Actually, looking at this now, it looks like this is just an open-coded
kernel_write. I think this could be made a bit cleaner by using that instead;
the tradeoff is that each call to kernel_write will do the address space
flip-flop, so if the write gets split up into many calls, there'd be some
slight overhead. That's probably a microoptimization, but I think it's worth
looking into making kernel_read and kernel_write handle the retry logic.

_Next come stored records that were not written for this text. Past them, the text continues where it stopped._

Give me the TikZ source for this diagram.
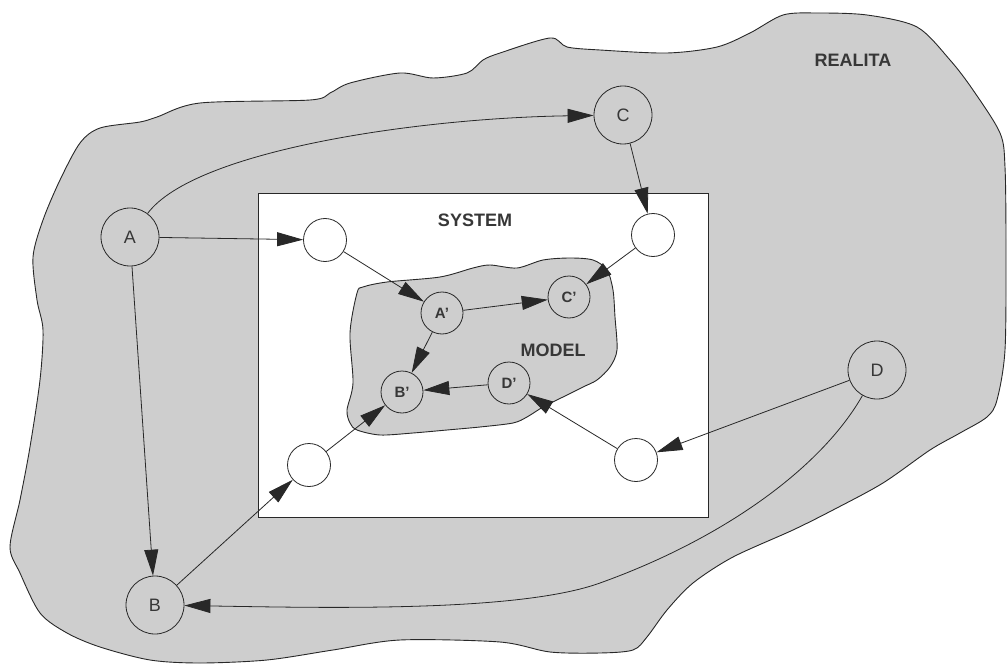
\documentclass[tikz,border=0pt]{standalone}
\usepackage{fontspec}
\setmainfont{Liberation Sans}
\usetikzlibrary{arrows.meta}
\definecolor{shade}{RGB}{206,206,206}
\definecolor{ink}{RGB}{40,40,40}
\definecolor{txt}{RGB}{55,55,55}

\begin{document}
\begin{tikzpicture}[x=1pt,y=-1pt,
  outline/.style={draw=ink, line width=0.9pt},
  region/.style={outline, fill=shade},
  bignode/.style={circle, draw=ink, line width=0.8pt, minimum size=58pt, inner sep=0pt,
    font=\fontsize{18}{18}\selectfont, text=txt},
  portnode/.style={circle, draw=ink, fill=white, line width=0.8pt, minimum size=43pt, inner sep=0pt},
  modnode/.style={circle, draw=ink, line width=0.8pt, minimum size=42pt, inner sep=0pt,
    font=\bfseries\fontsize{15}{15}\selectfont, text=txt},
  tag/.style={font=\bfseries\fontsize{18}{18}\selectfont, text=txt},
  link/.style={draw=ink, line width=0.8pt, -{Triangle[length=26pt,width=14pt]}},
]
\useasboundingbox (0,0) rectangle (1007,666);

% REALITA
\draw[region] plot[smooth cycle, tension=0.5] coordinates {
  (60,180) (80,143) (100,128) (140,122) (157,117) (200,103) (310,100) (330,93)
  (350,83) (400,73) (433,78) (467,73) (483,60) (500,53) (550,38) (567,47)
  (600,50) (667,53) (717,47) (750,33) (783,15) (817,13) (867,15) (917,27)
  (950,60) (973,90) (1000,133) (1005,167) (1006,250) (1005,350) (997,400)
  (987,417) (960,433) (930,450) (883,483) (833,510) (793,530) (733,557)
  (693,583) (667,610) (647,637) (633,650) (600,653) (550,652) (500,642)
  (400,640) (333,650) (267,660) (200,663) (150,660) (100,647) (67,633)
  (40,613) (20,573) (10,547) (20,500) (30,447) (40,380) (43,330) (37,300)
  (33,257) (43,220)};

% SYSTEM
\draw[outline, fill=white] (258,193) rectangle (708,517);

% MODEL
\draw[region] plot[smooth cycle, tension=0.5] coordinates {
  (363,287) (387,282) (440,277) (473,268) (490,265) (517,268) (543,260)
  (570,258) (593,260) (607,270) (613,290) (615,317) (617,350) (610,367)
  (597,380) (583,387) (563,397) (543,407) (527,417) (513,423) (480,427)
  (447,430) (413,433) (380,435) (357,430) (350,423) (347,410) (353,383)
  (350,333) (357,293)};

\node[tag] (realita) at (853,60) {REALITA};
\node[tag] (system) at (475,220) {SYSTEM};
\node[tag] (model) at (553,350) {MODEL};

% objects of reality
\node[bignode] (A) at (130,237) {A};
\node[bignode] (B) at (155,605) {B};
\node[bignode] (C) at (623,115) {C};
\node[bignode] (D) at (877,370) {D};

% system ports
\node[portnode] (W1) at (325,240) {};
\node[portnode] (W2) at (653,235) {};
\node[portnode] (W3) at (309,465) {};
\node[portnode] (W4) at (636,460) {};

% model objects
\node[modnode] (Am) at (442,313) {A'};
\node[modnode] (Cm) at (569,297) {C'};
\node[modnode] (Bm) at (402,392) {B'};
\node[modnode] (Dm) at (509,383) {D'};

% connectors
\draw[link] (A) .. controls (195,150) and (420,118) .. (C);
\draw[link] (A) -- (W1);
\draw[link] (A) -- (B);
\draw[link] (C) -- (W2);
\draw[link] (W1) -- (Am);
\draw[link] (W2) -- (Cm);
\draw[link] (Am) -- (Cm);
\draw[link] (Am) -- (Bm);
\draw[link] (Dm) -- (Bm);
\draw[link] (W4) -- (Dm);
\draw[link] (D) -- (W4);
\draw[link] (B) -- (W3);
\draw[link] (W3) -- (Bm);
\draw[link] (D) .. controls (820,470) and (720,540) .. (600,583)
  .. controls (520,612) and (330,608) .. (B);
\end{tikzpicture}
\end{document}
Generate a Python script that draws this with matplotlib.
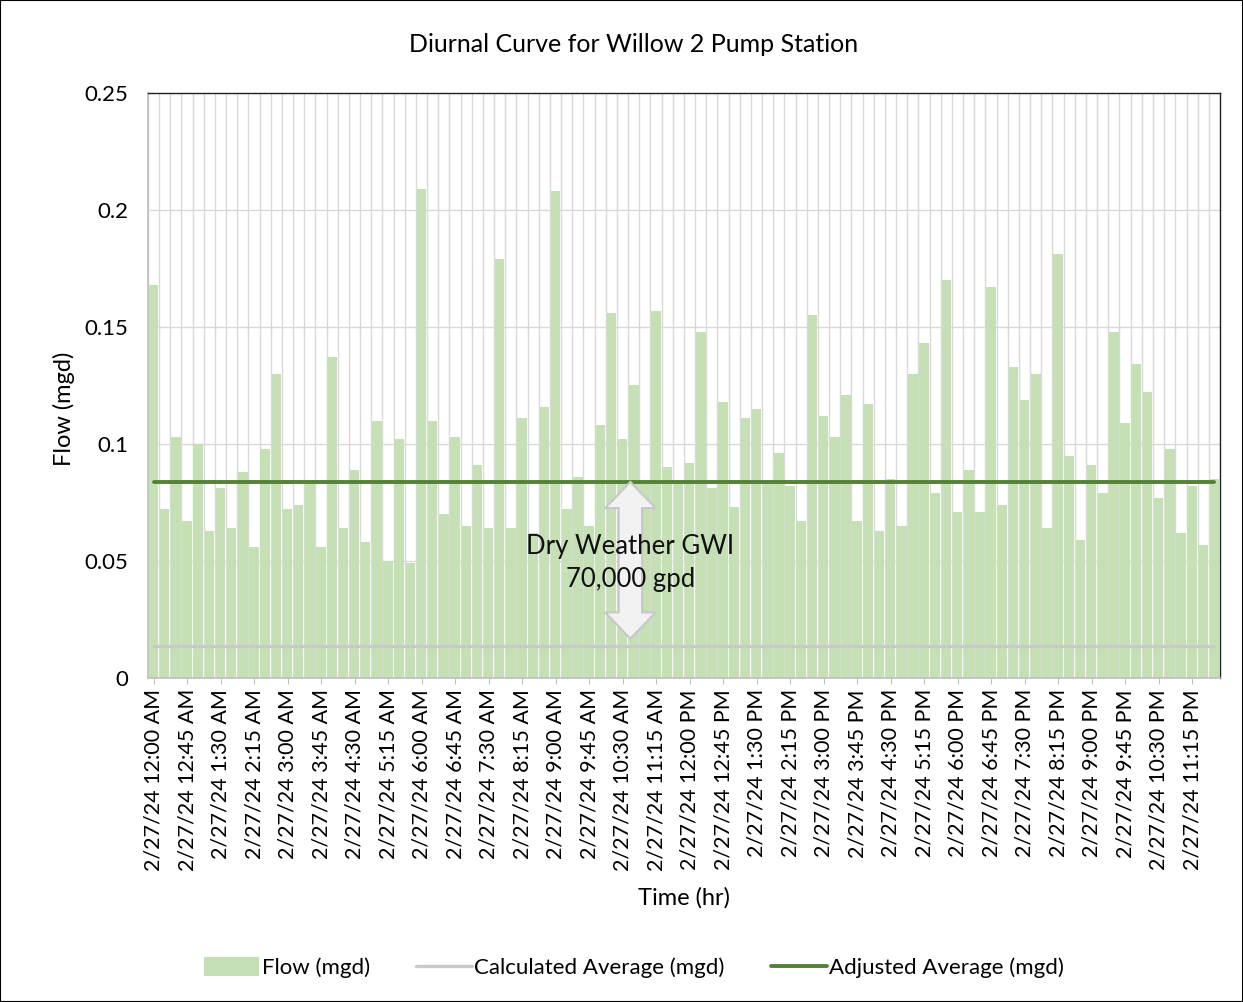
import matplotlib
matplotlib.use("Agg")
import matplotlib.pyplot as plt
from matplotlib.patches import Polygon, Rectangle
import numpy as np

plt.rcParams['font.family'] = ['Lato', 'DejaVu Sans']

# 15-minute flow readings for 2/27/24 (mgd)
flow = [
    0.168, 0.072, 0.103, 0.067, 0.100, 0.063, 0.081, 0.064, 0.088, 0.056,
    0.098, 0.130, 0.072, 0.074, 0.084, 0.056, 0.137, 0.064, 0.089, 0.058,
    0.110, 0.050, 0.102, 0.049, 0.209, 0.110, 0.070, 0.103, 0.065, 0.091,
    0.064, 0.179, 0.064, 0.111, 0.062, 0.116, 0.208, 0.072, 0.086, 0.065,
    0.108, 0.156, 0.102, 0.125, 0.083, 0.157, 0.090, 0.083, 0.092, 0.148,
    0.081, 0.118, 0.073, 0.111, 0.115, 0.083, 0.096, 0.082, 0.067, 0.155,
    0.112, 0.103, 0.121, 0.067, 0.117, 0.063, 0.085, 0.065, 0.130, 0.143,
    0.079, 0.170, 0.071, 0.089, 0.071, 0.167, 0.074, 0.133, 0.119, 0.130,
    0.064, 0.181, 0.095, 0.059, 0.091, 0.079, 0.148, 0.109, 0.134, 0.122,
    0.077, 0.098, 0.062, 0.082, 0.057, 0.085,
]
calc_avg = 0.0138
adj_avg = 0.0838
gwi_text = "Dry Weather GWI\n70,000 gpd"


def time_label(i):
    minutes = i * 15
    h, m = divmod(minutes, 60)
    ampm = "AM" if h < 12 else "PM"
    h12 = h % 12
    if h12 == 0:
        h12 = 12
    return "2/27/24 %d:%02d %s" % (h12, m, ampm)


times = [time_label(i) for i in range(len(flow))]
yticks = [0, 0.05, 0.1, 0.15, 0.2, 0.25]
ytick_labels = ["0", "0.05", "0.1", "0.15", "0.2", "0.25"]

n = len(flow)
x = np.arange(n)

fig = plt.figure(figsize=(12.43, 10.02), dpi=100)
ax = fig.add_axes([0.119, 0.3234, 0.8625, 0.5838])

# category gridlines sit between the bars
for b in np.arange(-0.5, n + 0.5, 1.0):
    ax.axvline(b, color="#d9d9d9", lw=1.0, zorder=0)
for yv in yticks[1:]:
    ax.axhline(yv, color="#d9d9d9", lw=1.0, zorder=0)

bars = ax.bar(x, flow, width=0.86, color="#c5e0b4", zorder=2)
calc_line, = ax.plot([x[0], x[-1]], [calc_avg, calc_avg], color="#c9c9c9", lw=2.4,
                     solid_capstyle="round", zorder=3)
adj_line, = ax.plot([x[0], x[-1]], [adj_avg, adj_avg], color="#548235", lw=2.8,
                    solid_capstyle="round", zorder=3)

# double-headed block arrow between the two averages
cx = 42.7
hw, sw = 2.25, 1.05
hl = 0.0112
top = adj_avg
bot = calc_avg + 0.003
pts = [
    (cx, top), (cx + hw, top - hl), (cx + sw, top - hl), (cx + sw, bot + hl),
    (cx + hw, bot + hl), (cx, bot), (cx - hw, bot + hl), (cx - sw, bot + hl),
    (cx - sw, top - hl), (cx - hw, top - hl),
]
ax.add_patch(Polygon(pts, closed=True, facecolor="#f2f2f2", edgecolor="#c8c8c8",
                     lw=1.5, zorder=4))
ax.text(cx, 0.049, gwi_text, ha="center", va="center",
        fontsize=18.5, color="#111111", zorder=5, linespacing=1.4)

ax.set_xlim(-0.5, n - 0.5)
ax.set_ylim(0, 0.25)
ax.set_yticks(yticks)
ax.set_yticklabels(ytick_labels, fontsize=16)
ax.set_xticks(x[::3])
ax.set_xticklabels(times[::3], rotation=90, fontsize=15.5)
ax.tick_params(axis="x", length=4, color="#bfbfbf", pad=4)
ax.tick_params(axis="y", length=0, pad=14)

for side in ["left", "bottom"]:
    ax.spines[side].set_color("#bfbfbf")
    ax.spines[side].set_linewidth(1.2)
for side in ["top", "right"]:
    ax.spines[side].set_color("#222222")
    ax.spines[side].set_linewidth(1.0)

fig.text(0.51, 1 - 44 / 1002, "Diurnal Curve for Willow 2 Pump Station",
         ha="center", va="center", fontsize=18)
ax.set_ylabel("Flow (mgd)", fontsize=17)
ax.yaxis.set_label_coords(-0.068, 0.46)
ax.set_xlabel("Time (hr)", fontsize=17)
ax.xaxis.set_label_coords(0.5, -0.357)

fig.legend([bars, calc_line, adj_line],
           ["Flow (mgd)", "Calculated Average (mgd)", "Adjusted Average (mgd)"],
           loc="center", bbox_to_anchor=(0.51, 0.034), ncol=3, frameon=False,
           fontsize=16, handlelength=2.5, handleheight=0.9, handletextpad=0.1,
           columnspacing=2.1)

fig.patches.append(Rectangle((0, 0), 1, 1, transform=fig.transFigure, fill=False,
                             edgecolor="#000000", lw=1.5))

fig.savefig("out.png", dpi=100)
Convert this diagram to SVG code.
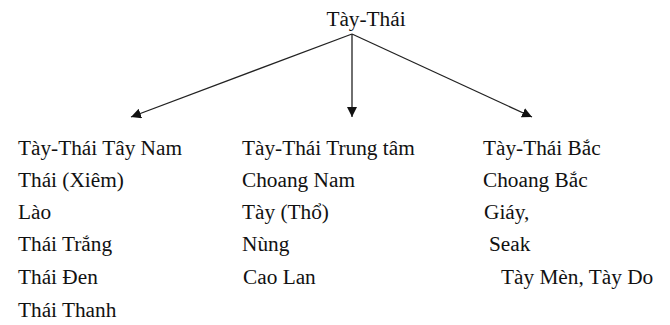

It looks like Oren Laadan submitted a patch doing exactly that as part of the
checkpoint/restart patch series: https://lkml.org/lkml/2010/5/6/142. I've added
an email address that I found for him.

>From Josef's response way back in 2010:
> > +static ssize_t _kernel_write(struct file *file, loff_t offset,
> > +			     const char __user *ubuf, size_t count)
> > +{
> > +	ssize_t nwrite;
> > +	size_t nleft;
> > +	loff_t pos = offset;
> > +
> > +	for (nleft = count; nleft; nleft -= nwrite) {
> > +		nwrite = vfs_write(file, ubuf, nleft, &pos);
> > +		if (nwrite < 0) {
> > +			if (nwrite == -EAGAIN) {
> > +				nwrite = 0;
> > +				continue;
> > +			} else
> > +				return nwrite;
> > +		}
> > +		ubuf += nwrite;
> > +	}
> > +	return count - nleft;
> > +}
> 
> I'm not entirely sure if this can happen, but if vfs_write doesn't write
> anything, but doesn't have an error, we could end up in an infinite loop.  Like
> I said I'm not sure if thats even possible, but its definitely one of those
> things that if it is possible some random security guy is going to figure out
> how to exploit it at some point down the line.

Did anyone ever come up with a good answer for this?